Fraction Cube

Image coming soon!

Have some fun with fractions! Create a cube to explore fractions with an option to develop an original game.

  • 1.

    Ask the students to draw a 2 by 2 inch square (5cm by 5cm square) on white paper, using a ruler.

  • 2.

    Instruct the students to connect five more 2 by 2 inch squares (or 5cm by 5cm square), creating a “T” of six squares. Provide a visual model for students to use as a reference.

  • 3.

    Ask the students to draw perpendicular lines diagonally from corner to corner in each square to create four equal triangles.

  • 4.

    Have students draw perpendicular lines horizontally and vertically, passing through the center of each square to create eight equal triangles within each square.

  • 5.

    Ask the students to color in triangles on each square with Crayola® Washable Markers. Each square should have a different number of colored triangles. Each square should be represented with a different color.

  • 6.

    Instruct the students to cut the “T” out with Crayola Scissors.

  • 7.

    Ask the students to fold the edge of each square and tape the “T” into the shape of a cube.

  • 8.

    Pose these questions: Can you see the sum of the parts in each square?

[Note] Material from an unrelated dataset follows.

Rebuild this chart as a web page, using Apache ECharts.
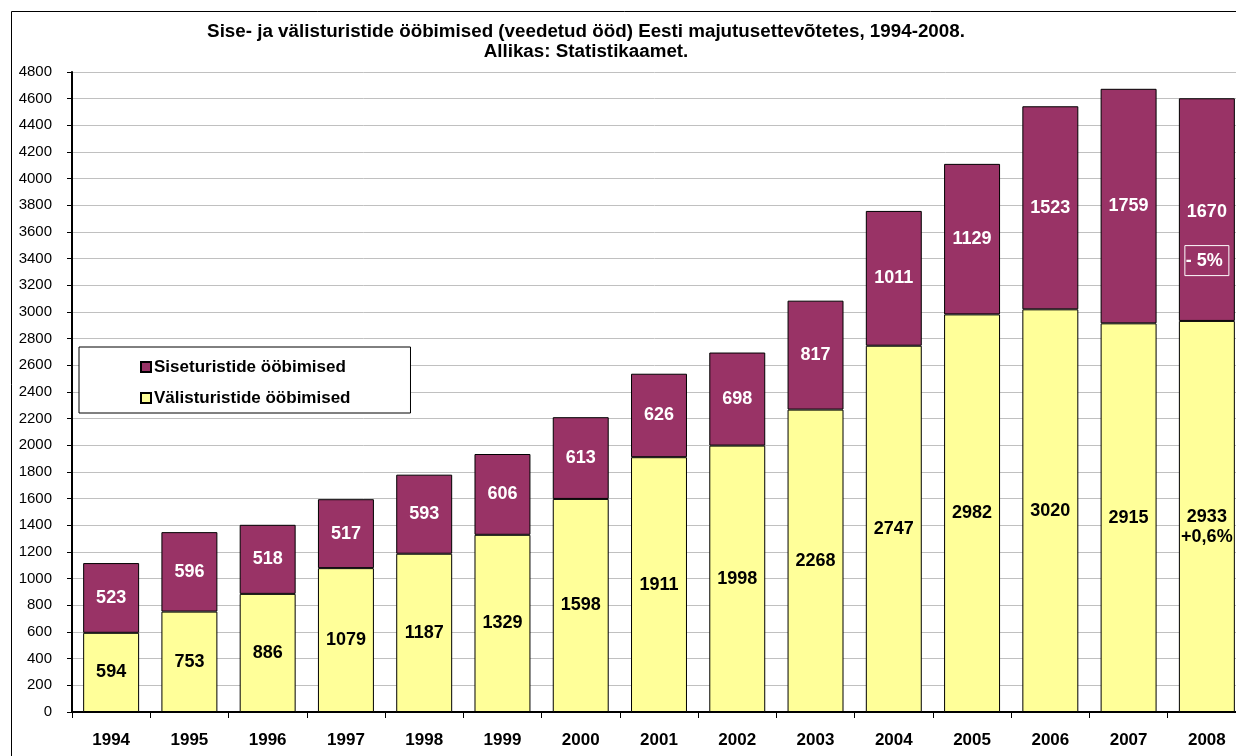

Can you identify each colored triangle as the numerator of a fraction? Can you experiment with adding and subtracting the fractions?

  • 9.

    Instruct the students to follow steps 1-7 again to create a second cube, or pair up with a partner who has already created their own cube. Encourage the students to develop an original game, or use these simple directions: Each player rolls their cube. The player with the larger fraction wins a point. The first player to have 10 points wins the game!


  • Math: Develop an understanding of fractions as numbers.
  • Math: Understand a fraction 1/b as the quantity formed by 1 part when a whole is partitioned into b equal parts; understand a fraction a/b as the quantity formed by parts of size 1/b.
  • Math: Explain equivalence of fractions in special cases, and compare fractions by reasoning about their size.


  • All the divisions could be horizontal and vertical to create square subdivisions rather than triangles.
  • Each square could be divided up to 16 times to create complex combinations of fractions.
  • The activity could be taken a step further to teach or review simplifying fractions.
  • The cubes could be used as a manipulative for children to visualize the numerator and easily count the denominator of a fraction.
  • The cubes could also be used for addition or subtraction of fractions as a level in the game. First player to add or subtract correctly gains a point!